Hey Blacksheep, do you have a link to this latest development?
Looks to me like doublespeak:
Certainly the letter was altered.. the personal identification was removed (ie student’s name).
They clarified that the student was given detention because of disciplinary warnings, and not the use of an “alternate” browser.
Nevertheless, it still appears that since the “warnings” were about Firefox, the detention was about Firefox.
Reminds me of the time my 9 year old son was suspended for 3 days for correcting a teacher’s math in class. We fought that and won a public apology from the teacher and school board.
If the school system has reasons why “alternate browsers” should not be used, then they should be banned, similar to the guy in comment #1. Else, it’s just another case of a marginal teacher trying to overcontrol students to gain some kind of power “high”.
jon
This Principal is a supposed fool and the Teacher is, according to many sources, mean as the end boss of starfox. (the old one)
Well my college does have Firefox on the system, but it’s version 1.5 so I decided to install 2.0 (and quite a few extensions) on my pendrive. No complaints and half the class has got me to copy it on to their pendrives :D
Even if this turns out to be true I don’t think that this was an effort by the teacher to stop the student using an alternate browser.
I don’t know about you, but in my school we sometimes had non-IT teachers take us to do some work on the computers. If they aren’t very computer literate they wouldnt necessarily know that IE isn’t the only browser available. And most teachers don’t let you mess about in class so any program the teacher didn’t recognise would be construed as an attempt to mess about.
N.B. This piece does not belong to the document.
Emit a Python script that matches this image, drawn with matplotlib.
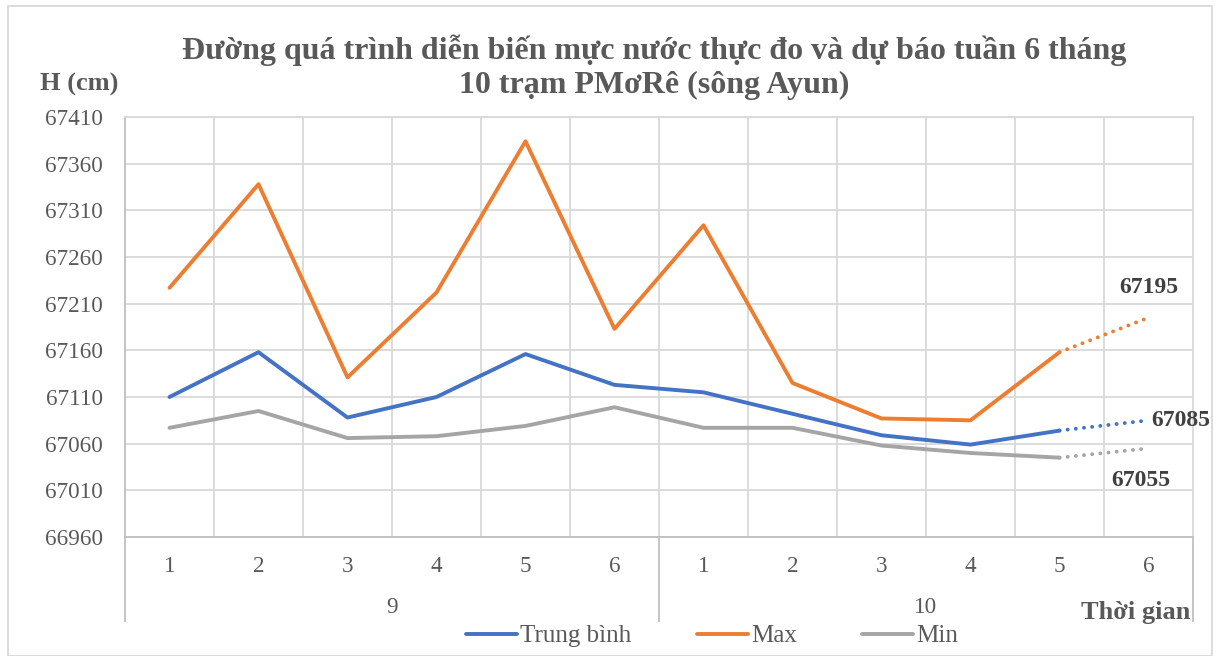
import matplotlib
matplotlib.use('Agg')
import matplotlib.pyplot as plt
from matplotlib.patches import Rectangle
from matplotlib.lines import Line2D
import matplotlib.transforms as mtransforms

weeks = ['1', '2', '3', '4', '5', '6', '1', '2', '3', '4', '5', '6']
months = ['9', '10']
trung_binh = [67110, 67158, 67088, 67110, 67156, 67123, 67115, 67092, 67069, 67059, 67074, 67085]
max_vals = [67227, 67338, 67131, 67222, 67384, 67183, 67294, 67125, 67087, 67085, 67158, 67195]
min_vals = [67077, 67095, 67066, 67068, 67079, 67099, 67077, 67077, 67058, 67050, 67045, 67055]
n_observed = 11  # last point is the forecast

plt.rcParams['font.family'] = ['Liberation Serif', 'DejaVu Serif']
text_col = '#595959'
grid_col = '#d9d9d9'

fig = plt.figure(figsize=(12.19, 6.56), dpi=100)
ax = fig.add_axes([125 / 1219, 1 - 537 / 656, (1193 - 125) / 1219, (537 - 117) / 656])

x = list(range(len(weeks)))
series = [(trung_binh, '#4472C4', 'Trung bình'),
          (max_vals, '#ED7D31', 'Max'),
          (min_vals, '#A5A5A5', 'Min')]
handles = []
for vals, col, name in series:
    ax.plot(x[:n_observed], vals[:n_observed], color=col, lw=2.8, solid_capstyle='round',
            solid_joinstyle='round', zorder=3)
    ax.plot(x[n_observed - 1:], vals[n_observed - 1:], color=col, lw=2.8,
            linestyle=(0, (0.01, 2.1)), dash_capstyle='round', zorder=3)
    handles.append(Line2D([], [], color=col, lw=2.8, solid_capstyle='round', label=name))

ax.set_xlim(-0.5, len(weeks) - 0.5)
ax.set_ylim(66960, 67410)
ax.set_yticks(range(66960, 67411, 50))
ax.set_xticks(x)
ax.set_xticklabels(weeks)
ax.set_xticks([i + 0.5 for i in range(len(weeks) - 1)], minor=True)
ax.grid(which='minor', axis='x', color=grid_col, lw=1.3)
ax.grid(which='major', axis='y', color=grid_col, lw=1.3)
ax.set_axisbelow(True)
ax.tick_params(axis='both', which='both', length=0, colors=text_col, labelsize=16.7)
ax.tick_params(axis='x', pad=14)
ax.tick_params(axis='y', pad=16)
for s in ['top', 'right']:
    ax.spines[s].set_color(grid_col)
    ax.spines[s].set_linewidth(1.3)
for s in ['left', 'bottom']:
    ax.spines[s].set_color('#bfbfbf')
    ax.spines[s].set_linewidth(1.3)

# multi-level category axis: separators and month labels
trans = mtransforms.blended_transform_factory(ax.transData, ax.transAxes)
for xs in [-0.5, 5.5, 11.5]:
    ax.plot([xs, xs], [0, -0.2], color='#bfbfbf', lw=1.3, transform=trans, clip_on=False)
for i, m in enumerate(months):
    ax.text(2.5 + 6 * i, -0.167, m, transform=trans, ha='center', va='center',
            fontsize=16.7, color=text_col)

# labels for the forecast values
ax.annotate(str(max_vals[-1]), (x[-1], max_vals[-1]), xytext=(0, 30), textcoords='offset pixels',
            ha='center', va='center', fontsize=17, fontweight='bold', color='#404040')
ax.annotate(str(trung_binh[-1]), (x[-1], trung_binh[-1]), xytext=(32, 0), textcoords='offset pixels',
            ha='center', va='center', fontsize=17, fontweight='bold', color='#404040')
ax.annotate(str(min_vals[-1]), (x[-1], min_vals[-1]), xytext=(-8, -32), textcoords='offset pixels',
            ha='center', va='center', fontsize=17, fontweight='bold', color='#404040')

fig.text(654 / 1219, 1 - 67 / 656,
         'Đường quá trình diễn biến mực nước thực đo và dự báo tuần 6 tháng\n10 trạm PMơRê (sông Ayun)',
         ha='center', va='center', fontsize=23, fontweight='bold', color=text_col, linespacing=1.2)
fig.text(79 / 1219, 1 - 84 / 656, 'H (cm)', ha='center', va='center', fontsize=19,
         fontweight='bold', color=text_col)
fig.text(1136 / 1219, 1 - 613 / 656, 'Thời gian', ha='center', va='center', fontsize=19,
         fontweight='bold', color=text_col)

leg = fig.legend(handles=handles, loc='center', bbox_to_anchor=(712 / 1219, 1 - 636 / 656), ncol=3,
                 frameon=False, fontsize=18, handlelength=2.05, handletextpad=0.12, columnspacing=2.6)
for t in leg.get_texts():
    t.set_color(text_col)

fig.patches.append(Rectangle((8 / 1219, 0), 1204 / 1219, 1 - 6 / 656, transform=fig.transFigure,
                             fill=False, edgecolor=grid_col, lw=1.3))

fig.savefig('out.png', dpi=100)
Hence the detention.
Well my college does have Firefox on the system, but it’s version 1.5 so I decided to install 2.0 (and quite a few extensions) on my pendrive. No complaints and half the class has got me to copy it on to their pendrives
Was that teacher a paid Microsoft emploee ? Because in my school , IE is not allowed to be launched. Only FF and Opera. If you launch IE , the controlling system sends a popup to the teacher , and you are told to close it or leave. But anyway , why not Linux? Such as Ubuntu with a LTSP server?
Where’s your school? Sounds pretty progressive.